[Task brief] Reproduce word for word the lines from the beginning of the entries to the line with "plt.rcParams['font.family'] = ['Liberation", both included, but none of the pictures.

(Source code of charts)
####################

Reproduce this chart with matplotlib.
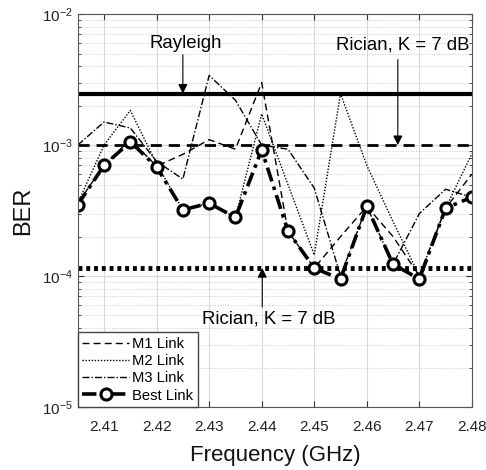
import numpy as np
import matplotlib.pyplot as plt
import matplotlib.ticker as tck

plt.rcParams['font.family'] = ['Liberation Sans', 'DejaVu Sans']

## Data
freq = [2.405, 2.41, 2.415, 2.42, 2.425, 2.43, 2.435, 2.44,
        2.445, 2.45, 2.455, 2.46, 2.465, 2.47, 2.475, 2.48]
ber_m1 = [3.6e-4, 7.0e-4, 1.1e-3, 6.9e-4, 8.5e-4, 1.1e-3, 9.3e-4, 3.0e-3,
          2.2e-4, 1.15e-4, 2.0e-4, 3.4e-4, 2.0e-4, 1.0e-4, 3.3e-4, 6.0e-4]
ber_m2 = [3.6e-4, 1.0e-3, 1.84e-3, 7.2e-4, 3.2e-4, 3.6e-4, 2.8e-4, 1.73e-3,
          5.0e-4, 1.45e-4, 2.47e-3, 7.0e-4, 2.6e-4, 1.0e-4, 3.3e-4, 8.6e-4]
ber_m3 = [1.0e-3, 1.5e-3, 1.35e-3, 7.5e-4, 5.5e-4, 3.4e-3, 2.2e-3, 1.0e-3,
          9.3e-4, 4.7e-4, 1.0e-4, 3.4e-4, 1.23e-4, 3.0e-4, 4.6e-4, 4.0e-4]
ber_best = [3.5e-4, 7.0e-4, 1.06e-3, 6.8e-4, 3.2e-4, 3.6e-4, 2.8e-4, 9.2e-4,
            2.2e-4, 1.15e-4, 0.95e-4, 3.4e-4, 1.23e-4, 0.95e-4, 3.3e-4, 4.0e-4]
ber_rayleigh = 2.47e-3
ber_rician_upper = 1.0e-3
ber_rician_lower = 1.15e-4

xticks = [2.41, 2.42, 2.43, 2.44, 2.45, 2.46, 2.47, 2.48]

fig = plt.figure(figsize=(4.86, 4.70), dpi=100)
ax = fig.add_axes([0.160, 0.134, 0.811, 0.836])

# reference levels
ax.axhline(ber_rayleigh, color='black', lw=3.0, ls='-')
ax.axhline(ber_rician_upper, color='black', lw=2.0, ls=(0, (4, 2.5)))
ax.axhline(ber_rician_lower, color='black', lw=3.5, ls=(0, (0.8, 0.8)))

# measured links
ax.plot(freq, ber_m1, color='black', lw=1.0, ls=(0, (5, 3)), label='M1 Link')
ax.plot(freq, ber_m2, color='black', lw=1.0, ls=(0, (1, 1.2)), label='M2 Link')
ax.plot(freq, ber_m3, color='black', lw=1.0, ls=(0, (5, 1.5, 1, 1.5)), label='M3 Link')
ax.plot(freq, ber_best, color='black', lw=2.6, ls=(0, (4, 1.5, 1, 1.5)),
        marker='o', ms=8, mfc='white', mec='black', mew=2.2, label='Best Link')

ax.set_yscale('log')
ax.set_ylim(1e-5, 1e-2)
ax.set_xlim(2.405, 2.48)
ax.set_xticks(xticks)
ax.set_xticklabels(['%.2f' % x for x in xticks])
ax.yaxis.set_major_locator(tck.LogLocator(base=10, numticks=10))
ax.yaxis.set_minor_locator(tck.LogLocator(base=10, subs=np.arange(2, 10), numticks=10))
ax.yaxis.set_minor_formatter(tck.NullFormatter())

ax.grid(True, which='major', color='#d8d8d8', lw=0.8, ls='-')
ax.grid(True, which='minor', axis='y', color='#c8c8c8', lw=0.7, ls=':')
ax.set_axisbelow(True)

ax.tick_params(which='both', direction='in', top=True, right=True,
               colors='#333333', labelcolor='#222222', labelsize=11)
ax.tick_params(which='major', length=4)
ax.tick_params(which='minor', length=2.5)
ax.tick_params(axis='x', pad=9)
for s in ax.spines.values():
    s.set_color('#555555')
    s.set_linewidth(0.8)

ax.set_xlabel('Frequency (GHz)', fontsize=16, color='#111111', labelpad=8)
ax.set_ylabel('BER', fontsize=17, color='#111111', labelpad=6)

## Annotations
arrow = dict(arrowstyle='-|>', color='black', lw=0.8, mutation_scale=14,
             shrinkA=0, shrinkB=0)
ax.text(2.4255, 6.0e-3, 'Rayleigh', ha='center', va='center', fontsize=13.4)
ax.annotate('', xy=(2.425, ber_rayleigh), xytext=(2.425, 4.9e-3), arrowprops=arrow)

ax.text(2.4795, 5.8e-3, 'Rician, K = 7 dB', ha='right', va='center', fontsize=13.4)
ax.annotate('', xy=(2.4659, ber_rician_upper), xytext=(2.4659, 4.5e-3), arrowprops=arrow)

ax.text(2.4413, 4.7e-5, 'Rician, K = 7 dB', ha='center', va='center', fontsize=13.4)
ax.annotate('', xy=(2.4401, ber_rician_lower), xytext=(2.4401, 5.8e-5), arrowprops=arrow)

leg = ax.legend(loc='lower left', fontsize=10.6, handlelength=3.2, handletextpad=0.2,
                borderpad=0.3, labelspacing=0.22, borderaxespad=0.0,
                fancybox=False, framealpha=1.0, edgecolor='#444444')
leg.get_frame().set_linewidth(1.0)

fig.savefig('out.png', dpi=100)
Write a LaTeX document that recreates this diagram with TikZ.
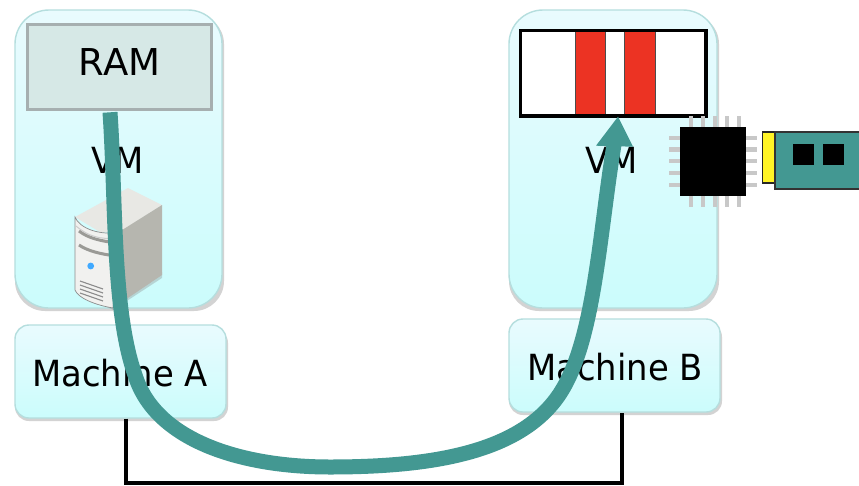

####################

[Task result]
Reproduce this chart with matplotlib.
import numpy as np
import matplotlib.pyplot as plt
import matplotlib.ticker as tck

plt.rcParams['font.family'] = ['Liberation Sans', 'DejaVu Sans']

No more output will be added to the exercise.